LECTURE PLAN: From Codd to Cloud - Understanding Data Storage
Learning Objectives
By the end of this lecture, students will be able to:
- Explain the relational model and its advantages
- Write SQL queries for data analysis
- Choose appropriate database types for different use cases
- Understand modern data infrastructure (warehouses, lakes)
Lecture Structure (90 minutes)
Opening Hook (7 minutes)
- Show the chaos of 1960s data management
- Present Codd’s radical idea: abstract logical from physical
- Demo: A simple SQL query retrieving complex joins
- “This ease of use revolutionized computing”
Part 1: Relational Foundations (20 minutes)
- Tables, keys, relationships
- Normalization concepts
- SQL basics: SELECT, FROM, WHERE, JOIN, GROUP BY
- Live demo: Build and query a simple database
Part 2: SQL for Analytics (20 minutes)
- Aggregations and grouping
- Window functions
- CTEs for readability
- Subqueries
- Demo: Analyze a realistic dataset
Part 3: Beyond Relational (15 minutes)
- When SQL isn’t enough
- Document databases (MongoDB)
- Key-value stores (Redis)
- Graph databases (Neo4j)
- Choosing the right tool
Part 4: Modern Data Infrastructure (15 minutes)

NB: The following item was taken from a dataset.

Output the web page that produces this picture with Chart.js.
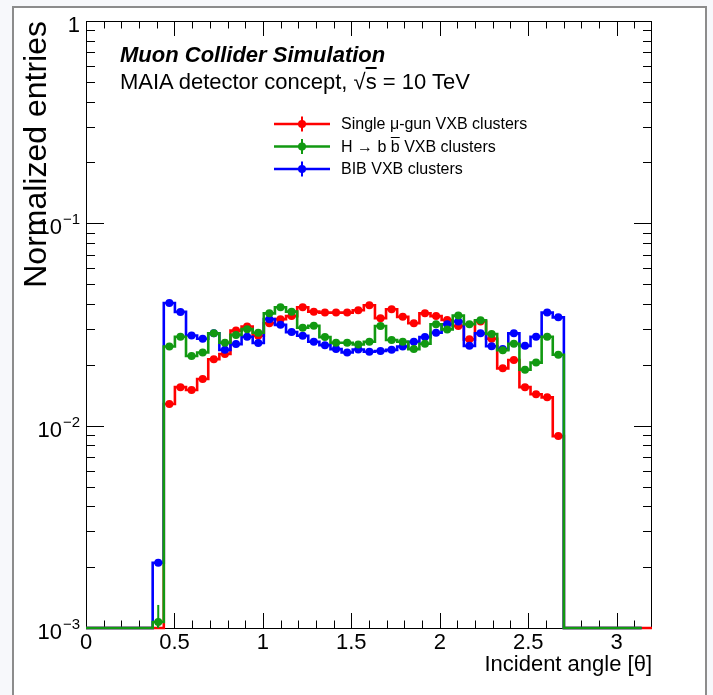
<!DOCTYPE html>
<html>
<head>
<meta charset="utf-8">
<script src="https://cdn.jsdelivr.net/npm/chart.js@4.4.1/dist/chart.umd.min.js"></script>
<style>
  html, body { margin: 0; padding: 0; background: #f7f8fb; }
  #wrap { position: relative; width: 713px; height: 695px; overflow: hidden; }
  #sheet { position: absolute; left: 12px; top: 6px; width: 695px; height: 700px;
           background: #fff; border: 2px solid #8c8c8c; box-sizing: border-box; }
  #c { position: absolute; left: 0; top: 0; }
  .txt { position: absolute; font-family: "Liberation Sans", Arial, sans-serif; color: #000;
         white-space: nowrap; }
  .ov { text-decoration: overline; }
</style>
</head>
<body>
<div id="wrap">
  <div id="sheet"></div>
  <canvas id="c" width="713" height="695"></canvas>
  <div class="txt" style="left:120px;top:44px;font-size:22px;line-height:22px;font-weight:bold;font-style:italic;">Muon Collider Simulation</div>
  <div class="txt" style="left:120px;top:71px;font-size:22px;line-height:22px;">MAIA detector concept, √<span class="ov">s</span> = 10 TeV</div>
  <div id="legend"></div>
</div>
<script>
// ---- binning: 50 bins over [0, pi] ----
const N_BINS = 50;
const BIN_LO = 0;
const BIN_HI = Math.PI;
const X_MAX = 3.2;
const Y_MIN = 1e-3;
const Y_MAX = 1;

// ---- normalized entries per bin (bins 0..49) ----
const muonGun = [
  0, 0, 0, 0, 0, 0, 0, 0.0128, 0.0155, 0.0150,
  0.0170, 0.0213, 0.0226, 0.0295, 0.0309, 0.0278, 0.0321, 0.0336, 0.0348, 0.0385,
  0.0366, 0.0362, 0.0362, 0.0362, 0.0372, 0.0394, 0.0340, 0.0376, 0.0345, 0.0321,
  0.0359, 0.0348, 0.0333, 0.0311, 0.0267, 0.0327, 0.0269, 0.0192, 0.0211, 0.0155,
  0.0143, 0.0138, 0.00888, 0, 0, 0, 0, 0, 0, 0
];
const hbb = [
  0, 0, 0, 0, 0, 0, 0.00107, 0.0246, 0.0275, 0.0221,
  0.0230, 0.0286, 0.0257, 0.0281, 0.0300, 0.0288, 0.0359, 0.0385, 0.0366, 0.0305,
  0.0312, 0.0274, 0.0257, 0.0257, 0.0252, 0.0260, 0.0311, 0.0265, 0.0260, 0.0239,
  0.0254, 0.0317, 0.0299, 0.0350, 0.0317, 0.0332, 0.0284, 0.0236, 0.0254, 0.0189,
  0.0205, 0.0275, 0.0224, 0, 0, 0, 0, 0, 0, 0
];
const bib = [
  0, 0, 0, 0, 0, 0, 0.0021, 0.0404, 0.0365, 0.0279,
  0.0269, 0.0286, 0.0237, 0.0253, 0.0275, 0.0256, 0.0336, 0.0315, 0.0290, 0.0278,
  0.0260, 0.0250, 0.0239, 0.0230, 0.0238, 0.0232, 0.0234, 0.0237, 0.0246, 0.0260,
  0.0274, 0.0288, 0.0317, 0.0327, 0.0248, 0.0286, 0.0247, 0.0239, 0.0286, 0.0248,
  0.0275, 0.0362, 0.0343, 0, 0, 0, 0, 0, 0, 0
];
// [bin index, error] where the error bar reaches outside the marker
const hbbErrors = [[6, 0.00023]];

// ---- axis ticks ----
const xTickValues = [0, 0.5, 1, 1.5, 2, 2.5, 3];
const xTickLabels = ['0', '0.5', '1', '1.5', '2', '2.5', '3'];
const yTickValues = [1, 1e-1, 1e-2, 1e-3];
const yTickExponents = [null, '\u22121', '\u22122', '\u22123'];

const seriesNames = [
  'Single \u03bc-gun VXB clusters',
  'H \u2192 b <span class="ov">b</span> VXB clusters',
  'BIB VXB clusters'
];
const seriesColors = ['#ff0000', '#119911', '#0000ff'];

const FONT = '"Liberation Sans", Arial, sans-serif';
const binWidth = (BIN_HI - BIN_LO) / N_BINS;
const edges = Array.from({length: N_BINS + 1}, (_, i) => BIN_LO + i * binWidth);

// step outline: first point on the low edge, then each bin's upper edge
function stepPoints(vals, extendTo) {
  const lvl = v => (v > Y_MIN ? v : Y_MIN);
  const pts = [{x: edges[0], y: lvl(vals[0])}];
  vals.forEach((v, i) => pts.push({x: edges[i + 1], y: lvl(v)}));
  if (extendTo !== undefined) pts.push({x: extendTo, y: Y_MIN});
  return pts;
}
function markerPoints(vals) {
  const pts = [];
  vals.forEach((v, i) => { if (v > 0) pts.push({x: edges[i] + binWidth / 2, y: v}); });
  return pts;
}
function histDataset(label, vals, color, order, extendTo) {
  return {label, data: stepPoints(vals, extendTo), borderColor: color, borderWidth: 2.6,
          stepped: 'after', pointRadius: 0, fill: false, order, clip: 5};
}
function markerDataset(label, vals, color, order) {
  return {label, data: markerPoints(vals), showLine: false, pointRadius: 4,
          pointBackgroundColor: color, pointBorderWidth: 0, borderColor: color, order, clip: 5};
}

const datasets = [
  markerDataset('hbb', hbb, seriesColors[1], 0),
  histDataset('hbb', hbb, seriesColors[1], 1),
  markerDataset('bib', bib, seriesColors[2], 2),
  histDataset('bib', bib, seriesColors[2], 3),
  markerDataset('muon', muonGun, seriesColors[0], 4),
  histDataset('muon', muonGun, seriesColors[0], 5, X_MAX)
];

// frame with inward ticks on all four sides
const framePlugin = {
  id: 'frame',
  beforeDatasetsDraw(chart) {
    const {ctx, chartArea: a, scales: {x, y}} = chart;
    ctx.save();
    ctx.strokeStyle = '#000';
    ctx.lineWidth = 1;
    ctx.strokeRect(Math.round(a.left) + 0.5, Math.round(a.top) + 0.5,
                   Math.round(a.right - a.left) - 1, Math.round(a.bottom - a.top));
    ctx.beginPath();
    for (let k = 1; k < Math.round(X_MAX * 10); k++) {
      const px = Math.round(x.getPixelForValue(k / 10)) + 0.5;
      const len = k % 5 === 0 ? 15 : 7.5;
      ctx.moveTo(px, a.bottom); ctx.lineTo(px, a.bottom - len);
      ctx.moveTo(px, a.top); ctx.lineTo(px, a.top + len);
    }
    for (let d = -3; d < 0; d++) {
      for (let m = 1; m <= 9; m++) {
        const v = m * Math.pow(10, d);
        if (v <= Y_MIN) continue;
        const py = Math.round(y.getPixelForValue(v)) + 0.5;
        const len = m === 1 ? 18 : 9;
        ctx.moveTo(a.left, py); ctx.lineTo(a.left + len, py);
        ctx.moveTo(a.right, py); ctx.lineTo(a.right - len, py);
      }
    }
    ctx.stroke();
    ctx.restore();
  },
  afterDatasetsDraw(chart) {
    const {ctx, chartArea: a, scales: {x, y}} = chart;
    ctx.save();
    ctx.beginPath();
    ctx.rect(a.left, a.top, a.right - a.left, a.bottom - a.top + 2);
    ctx.clip();
    ctx.strokeStyle = seriesColors[1];
    ctx.lineWidth = 2;
    ctx.beginPath();
    hbbErrors.forEach(([i, e]) => {
      const px = x.getPixelForValue(edges[i] + binWidth / 2);
      ctx.moveTo(px, y.getPixelForValue(hbb[i] + e));
      ctx.lineTo(px, y.getPixelForValue(Math.max(hbb[i] - e, Y_MIN)));
    });
    ctx.stroke();
    ctx.restore();
  },
  afterDraw(chart) {
    const {ctx, scales: {y}} = chart;
    ctx.save();
    ctx.fillStyle = '#000';
    ctx.textBaseline = 'alphabetic';
    const right = 80;
    yTickValues.forEach((v, i) => {
      const cy = y.getPixelForValue(v) + 3;
      const exp = yTickExponents[i];
      ctx.font = '22px ' + FONT;
      if (exp === null) {
        ctx.textAlign = 'right';
        ctx.fillText('1', right, cy + 8);
        return;
      }
      ctx.textAlign = 'left';
      ctx.font = '15px ' + FONT;
      const sw = ctx.measureText(exp).width;
      ctx.fillText(exp, right - sw, cy - 2);
      ctx.font = '22px ' + FONT;
      const bw = ctx.measureText('10').width;
      ctx.fillText('10', right - sw - 1 - bw, cy + 8);
    });
    // legend symbols
    legendRows.forEach((ry, i) => {
      const c = seriesColors[i];
      ctx.strokeStyle = c;
      ctx.fillStyle = c;
      ctx.lineWidth = 2.6;
      ctx.beginPath();
      ctx.moveTo(legendLine[0], ry); ctx.lineTo(legendLine[1], ry);
      ctx.stroke();
      ctx.lineWidth = 2;
      const mx = (legendLine[0] + legendLine[1]) / 2;
      ctx.beginPath();
      ctx.moveTo(mx, ry - 7.5); ctx.lineTo(mx, ry + 7.5);
      ctx.stroke();
      ctx.beginPath();
      ctx.arc(mx, ry, 4, 0, Math.PI * 2);
      ctx.fill();
    });
    ctx.restore();
  }
};

const legendRows = [124, 146.5, 169];
const legendLine = [274, 330];
const legendEl = document.getElementById('legend');
seriesNames.forEach((name, i) => {
  const d = document.createElement('div');
  d.className = 'txt';
  d.style.cssText = `left:341px;top:${legendRows[i] - 8}px;font-size:16px;line-height:16px;`;
  d.innerHTML = name;
  legendEl.appendChild(d);
});

new Chart(document.getElementById('c'), {
  type: 'line',
  data: {datasets},
  options: {
    responsive: false,
    devicePixelRatio: 1,
    animation: false,
    events: [],
    layout: {padding: {left: 0, top: 21, right: 61, bottom: 0}},
    plugins: {legend: {display: false}, tooltip: {enabled: false}},
    scales: {
      x: {
        type: 'linear', min: 0, max: X_MAX,
        afterBuildTicks: s => { s.ticks = xTickValues.map(v => ({value: v})); },
        afterFit: s => { s.height = 67; },
        grid: {display: false}, border: {display: false},
        ticks: {color: '#000', font: {family: FONT, size: 22}, padding: -6,
                maxRotation: 0, autoSkip: false,
                callback: (v, i) => xTickLabels[i]},
        title: {display: true, text: 'Incident angle [\u03b8]', align: 'end', color: '#000',
                font: {family: FONT, size: 22}, padding: {top: 0, bottom: 17}}
      },
      y: {
        type: 'logarithmic', min: Y_MIN, max: Y_MAX,
        afterFit: s => { s.width = 86; },
        grid: {display: false}, border: {display: false},
        ticks: {display: false},
        title: {display: true, text: 'Normalized entries', align: 'end', color: '#000',
                font: {family: FONT, size: 32}, padding: {top: 18, bottom: 0}}
      }
    }
  },
  plugins: [framePlugin]
});
</script>
</body>
</html>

- Data warehouses: Snowflake, BigQuery, Redshift
- Data lakes and object storage
- The lakehouse pattern
- ETL vs. ELT
Part 5: Codd’s Story (8 minutes)
- The man who abstracted data
- IBM’s resistance
- Legacy and lessons
Wrap-Up (5 minutes)
- Recap key concepts
- SQL is foundational
- Modern infrastructure builds on relational ideas
- Preview hands-on exercise
HANDS-ON EXERCISE: SQL for Data Science
Overview
Students will:
- Design and create a relational database schema
- Write analytical SQL queries
- Compare SQL and pandas approaches
- Work with a cloud database
Setup
# Using SQLite for local practice
import sqlite3
import pandas as pd
# Create an in-memory database
conn = sqlite3.connect(':memory:')
cursor = conn.cursor()
Part 1: Creating Tables
CREATE TABLE customers (
id INTEGER PRIMARY KEY,
name TEXT NOT NULL,
email TEXT UNIQUE,
country TEXT,
created_at DATETIME DEFAULT CURRENT_TIMESTAMP
);
CREATE TABLE products (
id INTEGER PRIMARY KEY,
name TEXT NOT NULL,
category TEXT,
price REAL
);
CREATE TABLE orders (
id INTEGER PRIMARY KEY,
customer_id INTEGER REFERENCES customers(id),
product_id INTEGER REFERENCES products(id),
quantity INTEGER,
order_date DATETIME,
total REAL
);
Part 2: Analytical Queries
-- Top customers by total spending
SELECT c.name, SUM(o.total) as total_spent
FROM customers c
JOIN orders o ON c.id = o.customer_id
GROUP BY c.id
ORDER BY total_spent DESC
LIMIT 10;
-- Monthly sales trend
SELECT
strftime('%Y-%m', order_date) as month,
SUM(total) as sales,
COUNT(*) as order_count
FROM orders
GROUP BY 1
ORDER BY 1;
-- Product category analysis
SELECT
p.category,
COUNT(DISTINCT o.customer_id) as unique_customers,
SUM(o.quantity) as units_sold,
SUM(o.total) as revenue
FROM products p
JOIN orders o ON p.id = o.product_id
GROUP BY p.category;
Challenge: Customer Segmentation Query
WITH customer_stats AS (
SELECT
customer_id,
COUNT(*) as order_count,
SUM(total) as total_spent,
AVG(total) as avg_order,
MAX(order_date) as last_order
FROM orders
GROUP BY customer_id
)
SELECT
c.name,
cs.order_count,
cs.total_spent,
CASE
WHEN cs.total_spent > 1000 THEN 'Gold'
WHEN cs.total_spent > 500 THEN 'Silver'
ELSE 'Bronze'
END as segment
FROM customer_stats cs
JOIN customers c ON cs.customer_id = c.id;
Recommended Resources
Books
- Database System Concepts by Silberschatz, Korth, Sudarshan
- SQL for Data Scientists by Renee Teate
- Designing Data-Intensive Applications by Martin Kleppmann
Online
- SQLZoo - Interactive SQL tutorial
- Mode Analytics SQL Tutorial
- PostgreSQL Documentation
References
-
Codd, E.F. (1970). “A Relational Model of Data for Large Shared Data Banks.” Communications of the ACM, 13(6), 377-387.
-
Date, C.J. (2003). An Introduction to Database Systems (8th ed.). Addison-Wesley.
-
Kleppmann, M. (2017). Designing Data-Intensive Applications. O’Reilly Media.
Module 2 explores databases and data storage—from Edgar Codd’s revolutionary relational model to modern cloud data infrastructure. Understanding where and how data lives is foundational to working with data at scale.